Undercover at the Marxist-Leninist Communist Party of Britain
The revolution will not be energised
#44. Communist Meet-Up
What’s up with communists? They seem so meek and mild with their anoraks and RESIST lapel pins, and yet, they’ve killed hundreds of millions of people over the years. Mao and Stalin each killed way more than Hitler, and they didn’t even have the cool uniforms and stuff. Why do they get such a free pass?
It was time to investigate. It was time to attend a meeting of the Marxist-Leninist Communist Party of Britain – which, to be fair, was free to enter. (You’re probably expecting some kind of joke about communists here; well make one up yourself. You’re not entitled to my labour, bourgeoisie pig.)
I made my way to the Bertrand Russel room at a venue in London’s Red Lion Square. A Billy Bragg playlist got me in the mood as I sat on public transport in my unbranded jeans and jumper, trying to fit in.
In reality, as I entered and sheepishly found the last seat at the back of the room, I found myself surprised by the people there. I’d been expecting angry youths and at least one smouldering comrade in a beret pushing for a banana uprising; what I got was about a dozen unremarkable people in the coveted M&S and Barbour marketing demographic of ABC1 55+.
The speaker was a Cambridge man in his sixties with a tailored suit, Apple Watch, and public-school tie.
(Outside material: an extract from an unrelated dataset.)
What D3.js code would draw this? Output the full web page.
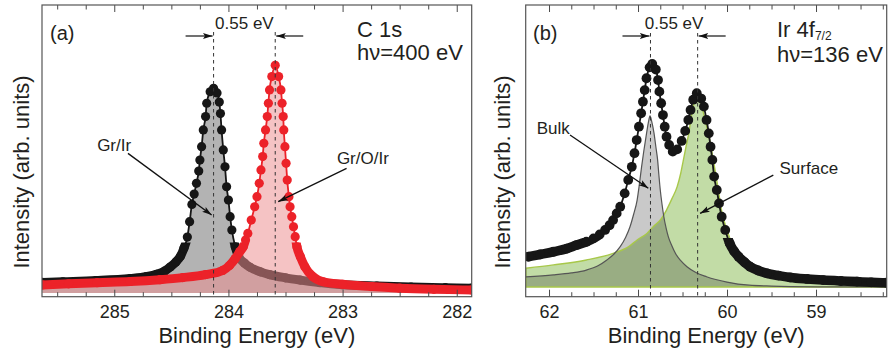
<!DOCTYPE html>
<html><head><meta charset="utf-8">
<script src="https://cdn.jsdelivr.net/npm/d3@7"></script>
<style>
html,body{margin:0;padding:0;background:#fff;}
svg{display:block;font-family:"Liberation Sans",Arial,Helvetica,sans-serif;}
</style></head><body>
<svg id="chart" width="890" height="352"></svg>
<script>
// ---------- DATA (binding energy eV, intensity arb. units) ----------
const ticksA = [285, 284, 283, 282];
const ticksB = [62, 61, 60, 59];
const peaksA = [284.13, 283.59];
const peaksB = [60.86, 60.33];

const grIr = [
[285.63,0.046],[285.45,0.049],[285.16,0.054],[284.86,0.063],[284.72,0.071],[284.63,0.081],
[284.56,0.095],[284.51,0.113],[284.46,0.135],[284.42,0.160],[284.39,0.195],[284.36,0.243],
[284.34,0.31],[284.32,0.385],[284.30,0.43],[284.28,0.477],[284.26,0.53],[284.25,0.578],
[284.235,0.636],[284.22,0.709],[284.20,0.767],[284.19,0.825],[284.16,0.875],[284.13,0.89],
[284.10,0.87],[284.08,0.83],[284.07,0.78],[284.06,0.709],[284.045,0.622],[284.03,0.549],
[284.016,0.462],[284.0,0.404],[283.985,0.332],[283.97,0.274],[283.94,0.201],[283.91,0.158],
[283.86,0.13],[283.81,0.112],[283.72,0.092],[283.64,0.080],[283.50,0.066],[283.37,0.056],
[283.20,0.045],[283.0,0.036],[282.7,0.030],[282.4,0.026],[282.1,0.023],[281.87,0.021]
];
const grOIr = [
[285.63,0.035],[285.40,0.040],[285.15,0.045],[284.86,0.050],[284.60,0.058],[284.40,0.067],
[284.20,0.080],[284.05,0.098],[283.99,0.12],[283.94,0.15],[283.90,0.18],[283.87,0.201],
[283.85,0.23],[283.83,0.259],[283.80,0.317],[283.77,0.375],[283.75,0.419],[283.73,0.477],
[283.715,0.535],[283.70,0.593],[283.69,0.651],[283.675,0.709],[283.66,0.767],[283.65,0.825],
[283.64,0.883],[283.62,0.941],[283.59,0.99],[283.56,0.941],[283.54,0.883],[283.53,0.825],
[283.52,0.767],[283.515,0.709],[283.505,0.636],[283.495,0.564],[283.485,0.491],[283.47,0.419],
[283.46,0.375],[283.445,0.332],[283.43,0.288],[283.415,0.245],[283.40,0.201],[283.37,0.158],
[283.33,0.114],[283.26,0.071],[283.17,0.049],[283.0,0.038],[282.75,0.028],[282.5,0.021],
[282.2,0.016],[281.87,0.013]
];
const irData = [
[62.23,0.136],[62.10,0.146],[61.95,0.158],[61.80,0.172],[61.69,0.188],[61.58,0.203],
[61.50,0.218],[61.43,0.236],[61.37,0.256],[61.32,0.277],[61.28,0.300],[61.24,0.33],
[61.20,0.360],[61.15,0.420],[61.11,0.480],[61.07,0.539],[61.04,0.600],[61.015,0.659],
[60.99,0.719],[60.965,0.779],[60.945,0.831],[60.925,0.883],[60.905,0.936],[60.87,0.985],
[60.84,1.0],[60.80,0.975],[60.775,0.928],[60.76,0.876],[60.74,0.824],[60.72,0.771],
[60.70,0.719],[60.68,0.674],[60.65,0.637],[60.61,0.607],[60.56,0.617],[60.51,0.655],
[60.47,0.700],[60.435,0.749],[60.41,0.794],[60.38,0.840],[60.34,0.869],[60.29,0.845],
[60.26,0.809],[60.23,0.749],[60.205,0.689],[60.185,0.629],[60.165,0.570],[60.145,0.495],
[60.115,0.435],[60.09,0.375],[60.06,0.315],[60.02,0.256],[59.97,0.196],[59.92,0.160],
[59.87,0.136],[59.80,0.110],[59.74,0.091],[59.65,0.074],[59.55,0.061],[59.42,0.051],
[59.29,0.043],[59.10,0.036],[58.92,0.031],[58.72,0.027],[58.54,0.024],[58.38,0.021],[58.21,0.019]
];
const bulk = [
[62.26,0.045],[61.95,0.054],[61.75,0.063],[61.58,0.076],[61.45,0.095],[61.35,0.121],
[61.27,0.148],[61.20,0.181],[61.14,0.222],[61.09,0.270],[61.05,0.325],[61.01,0.390],
[60.985,0.46],[60.96,0.539],[60.935,0.61],[60.91,0.674],[60.885,0.735],[60.865,0.767],
[60.845,0.74],[60.82,0.689],[60.80,0.63],[60.78,0.570],[60.765,0.50],[60.75,0.435],
[60.73,0.37],[60.71,0.315],[60.685,0.265],[60.66,0.226],[60.62,0.185],[60.58,0.151],
[60.52,0.118],[60.45,0.091],[60.35,0.065],[60.23,0.046],[60.0,0.022],[59.75,0.008],
[59.5,0.004],[59.0,0.001],[58.21,0.0]
];
const surface = [
[62.26,0.084],[61.95,0.099],[61.58,0.121],[61.28,0.151],[61.10,0.182],[61.01,0.211],
[60.90,0.240],[60.83,0.270],[60.74,0.305],[60.68,0.345],[60.62,0.395],[60.56,0.450],
[60.52,0.51],[60.49,0.570],[60.46,0.63],[60.43,0.689],[60.39,0.794],[60.36,0.835],
[60.33,0.848],[60.30,0.835],[60.27,0.79],[60.235,0.73],[60.20,0.67],[60.15,0.56],
[60.10,0.44],[60.06,0.34],[60.00,0.255],[59.94,0.19],[59.85,0.125],[59.74,0.076],
[59.52,0.049],[59.29,0.031],[58.85,0.016],[58.21,0.007]
];

// ---------- LAYOUT ----------
const svg = d3.select("#chart");
const TXT = "#231f20";
const panels = [
  {key:"a", L:42, R:471.7, T:5, B:296.7, xd:[285.633,281.869], y0px:293, y1px:63, ticks:ticksA},
  {key:"b", L:525.7, R:886.7, T:5, B:296.7, xd:[62.262,58.206], y0px:287, y1px:64, ticks:ticksB}
];
const defs = svg.append("defs");
defs.append("marker").attr("id","arr").attr("viewBox","0 0 12 10").attr("refX",12).attr("refY",5)
  .attr("markerWidth",10).attr("markerHeight",8).attr("markerUnits","userSpaceOnUse").attr("orient","auto")
  .append("path").attr("d","M0,1.2 L12,5 L0,8.8 L2.5,5 Z").attr("fill","#111");

function setup(p){
  p.x = d3.scaleLinear().domain(p.xd).range([p.L,p.R]);
  p.y = d3.scaleLinear().domain([0,1]).range([p.y0px,p.y1px]);
  defs.append("clipPath").attr("id","clip"+p.key).append("rect")
    .attr("x",p.L).attr("y",p.T).attr("width",p.R-p.L).attr("height",p.B-p.T);
  // band clip: only the low-intensity tails are drawn as a continuous thick band
  defs.append("clipPath").attr("id","band"+p.key).append("rect")
    .attr("x",p.L).attr("y",p.y(0.22)).attr("width",p.R-p.L).attr("height",p.B-p.y(0.22));
  p.g = svg.append("g");
  p.plot = p.g.append("g").attr("clip-path",`url(#clip${p.key})`);
  return p;
}
function axes(p){
  const lo = Math.min(...p.xd), hi = Math.max(...p.xd);
  const minors = d3.range(Math.ceil(lo*4)/4, hi+1e-9, 0.25).filter(v=>Math.abs(v-Math.round(v))>1e-6 && p.x(v)>p.L+2 && p.x(v)<p.R-1);
  const gb = p.g.append("g").attr("transform",`translate(0,${p.B})`);
  gb.call(d3.axisBottom(p.x).tickValues(p.ticks).tickSize(-7).tickPadding(9).tickFormat(d3.format("d")));
  gb.append("g").call(d3.axisBottom(p.x).tickValues(minors).tickSize(-4.5).tickFormat(""));
  const gt = p.g.append("g").attr("transform",`translate(0,${p.T})`);
  gt.call(d3.axisTop(p.x).tickValues(p.ticks).tickSize(-7).tickFormat(""));
  gt.append("g").call(d3.axisTop(p.x).tickValues(minors).tickSize(-4.5).tickFormat(""));
  [gb,gt].forEach(g=>{
    g.selectAll(".domain").remove();
    g.selectAll("line").attr("stroke","#4a4a4a").attr("stroke-width",1);
    g.selectAll("text").attr("font-size",18).attr("fill",TXT).attr("font-family","Liberation Sans, Arial, sans-serif");
  });
  p.g.append("rect").attr("x",p.L).attr("y",p.T).attr("width",p.R-p.L).attr("height",p.B-p.T)
    .attr("fill","none").attr("stroke","#555").attr("stroke-width",1.2);
  p.g.append("text").attr("x",(p.L+p.R)/2).attr("y",343).attr("text-anchor","middle")
    .attr("font-size",22).attr("fill",TXT).text("Binding Energy (eV)");
  const lx = p.key==="a" ? 21 : 502;
  p.g.append("text").attr("transform",`translate(${lx},172) rotate(-90)`).attr("text-anchor","middle")
    .attr("dominant-baseline","central").attr("font-size",22).attr("fill",TXT).text("Intensity (arb. units)");
}
const area = p => d3.area().x(d=>p.x(d[0])).y0(p.y(0)).y1(d=>p.y(d[1])).curve(d3.curveMonotoneX);
const line = p => d3.line().x(d=>p.x(d[0])).y(d=>p.y(d[1])).curve(d3.curveMonotoneX);

function dataSeries(p, data, color, r){
  p.plot.append("g").attr("clip-path",`url(#band${p.key})`).append("path").attr("d",line(p)(data))
    .attr("fill","none").attr("stroke",color)
    .attr("stroke-width",r*1.95).attr("stroke-linejoin","round").attr("stroke-linecap","round");
  p.plot.append("path").attr("d",line(p)(data)).attr("fill","none").attr("stroke",color).attr("stroke-width",1.8);
  p.plot.append("g").selectAll("circle").data(data).join("circle")
    .attr("cx",d=>p.x(d[0])).attr("cy",d=>p.y(d[1])).attr("r",r).attr("fill",color);
}
function dashes(p, peaks, topY){
  peaks.forEach(v=>{
    p.g.append("line").attr("x1",p.x(v)).attr("x2",p.x(v)).attr("y1",topY).attr("y2",p.B)
      .attr("stroke","#333").attr("stroke-width",1).attr("stroke-dasharray","3.5,3.5");
  });
  const xl = p.x(peaks[0]), xr = p.x(peaks[1]);
  p.g.append("line").attr("x1",xl-28).attr("x2",xl-1).attr("y1",36).attr("y2",36)
    .attr("stroke","#111").attr("stroke-width",1.2).attr("marker-end","url(#arr)");
  p.g.append("line").attr("x1",xr+28).attr("x2",xr+1).attr("y1",36).attr("y2",36)
    .attr("stroke","#111").attr("stroke-width",1.2).attr("marker-end","url(#arr)");
  p.g.append("text").attr("x",(xl+xr)/2).attr("y",29).attr("text-anchor","middle")
    .attr("font-size",17).attr("fill",TXT).text("0.55 eV");
}
function annot(p, label, tx, ty, fromBE, fromI, toBE, toI){
  p.g.append("text").attr("x",p.x(tx)).attr("y",p.y(ty)).attr("dominant-baseline","central")
    .attr("font-size",17).attr("fill",TXT).text(label);
  p.g.append("line").attr("x1",p.x(fromBE)).attr("y1",p.y(fromI)).attr("x2",p.x(toBE)).attr("y2",p.y(toI))
    .attr("stroke","#111").attr("stroke-width",1.3).attr("marker-end","url(#arr)");
}

// ---------- PANEL (a) ----------
const A = setup(panels[0]);
A.plot.append("path").attr("d",area(A)(grIr)).attr("fill","#b3b3b3");
dataSeries(A, grIr, "#161616", 4.6);
A.plot.append("path").attr("d",area(A)(grOIr)).attr("fill","rgb(236,141,143)").attr("fill-opacity",0.53);
dataSeries(A, grOIr, "#ec2229", 4.6);
dashes(A, peaksA, 32);
annot(A, "Gr/Ir", 285.15, 0.643, 284.88, 0.607, 284.147, 0.339);
annot(A, "Gr/O/Ir", 283.05, 0.586, 282.965, 0.542, 283.564, 0.397);
A.g.append("text").attr("x",50).attr("y",40).attr("font-size",20).attr("fill",TXT).text("(a)");
A.g.append("text").attr("x",357).attr("y",37).attr("font-size",22).attr("fill",TXT).text("C 1s");
A.g.append("text").attr("x",357).attr("y",60).attr("font-size",22).attr("fill",TXT).text("hν=400 eV");
axes(A);

// ---------- PANEL (b) ----------
const Bp = setup(panels[1]);
Bp.plot.append("path").attr("d",area(Bp)(bulk)).attr("fill","#c9c9c9");
Bp.plot.append("path").attr("d",area(Bp)(surface)).attr("fill","#c2dca6").style("mix-blend-mode","multiply");
Bp.plot.append("path").attr("d",area(Bp)(surface)).attr("fill","none").attr("stroke","#a8c84a").attr("stroke-width",1.4);
Bp.plot.append("path").attr("d",line(Bp)(bulk)).attr("fill","none").attr("stroke","#555").attr("stroke-width",1.2);
dashes(Bp, peaksB, 33);
dataSeries(Bp, irData, "#161616", 4.9);
annot(Bp, "Bulk", 62.138, 0.712, 61.764, 0.682, 60.884, 0.443);
annot(Bp, "Surface", 59.41, 0.532, 59.48, 0.502, 60.303, 0.330);
Bp.g.append("text").attr("x",533).attr("y",40).attr("font-size",20).attr("fill",TXT).text("(b)");
const t = Bp.g.append("text").attr("x",777).attr("y",37).attr("font-size",22).attr("fill",TXT);
t.append("tspan").text("Ir 4f");
t.append("tspan").attr("font-size",12).attr("dy",3).text("7/2");
Bp.g.append("text").attr("x",777).attr("y",62).attr("font-size",22).attr("fill",TXT).text("hν=136 eV");
axes(Bp);
</script>
</body></html>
Inquisitive blue eyes darted around from beneath a sweep of white hair. With a stack of prepared notes, he was droning on and on about nuclear power. It was the theme of the evening.
By which I mean, the theme was droning on and on. They babbled all night about not very much at all. They really loved to recite facts and data and statistics. The speaker prattled about the spherical tokamak (‘I don’t need to tell you what that is’), about the history of horsepower, about megawatts, gigawatts and yottawatts, and the number of football stadia that could be powered by each, churning out useless fact after useless fact like a tour bus operator.
Even the name of the group – the Marxist-Leninist Communist Party of Britain – was wordy and dialectical.
The discussion was about nuclear energy, but they probably could have powered the country just by harnessing all of their useless hot air. They talked a lot but put forward no actual solutions. What could they do, anyway – start their own reactor? The entire debate was pointless. It was like the BBC’s Have Your Say comment section but in real life. It was just a chance for a bunch of impotent people (both kinds) to get together, criticise the status quo and flap their beaks about what they’d do if they held positions of power. Which they didn’t.
Also - they called themselves communists but they gave no consideration to community. There was no connection to real people, only a dehumanised and desolate discussion of abstract ideas; all mind and no heart. During the so-called question and answer session, there was no interactive conversation, just multiple individual monologues in a row. One man, large with a patchy beard and greasy hair, ranted for at least ten minutes straight, his eyes rooting upwards to access thoughts, not once making eye contact with any other member of the group.
This was a boardroom of what Hannah Arendt lamented the ‘scientifically minded brain trusters’. I thought of the bulbous-headed geeks of SAGE (at least one actual Communist); I could now envision their meetings droning on about ‘the R number’ and ‘the rule of six’, oblivious to the real human impact of their abstract ideas.
No wonder, I thought, that communists don’t believe in God. After ninety minutes of this, I was beginning to wonder myself.
There were some things I agreed with. Their magazine had the most measured take on Gaza: ‘It is not anti-Semitic to oppose the obliteration of Gaza, it is not anti-Palestinian to oppose Hamas’ terrorist actions’. You know the political situation is bad when the Marxist-Leninists seem reasonable.
A very elderly man in a white golf visor snored gently in the corner, his lower lip hanging loose and trembling with every outbreath. My own mind started to wander. I was relieved when the meeting drew to a close, a hunchback hobbling round with a collection box. I didn’t have any change – only a £20 note, which I relinquished with a wince. I escaped and went for an American hamburger and a milkshake just to spite them.
In the end, this was probably the most boring thing I’d done all year. A donor kebab was more scintillating. And, so, this write-up is lower quality than even a socialist student’s economics essay.
If you don’t like it, speak to my union.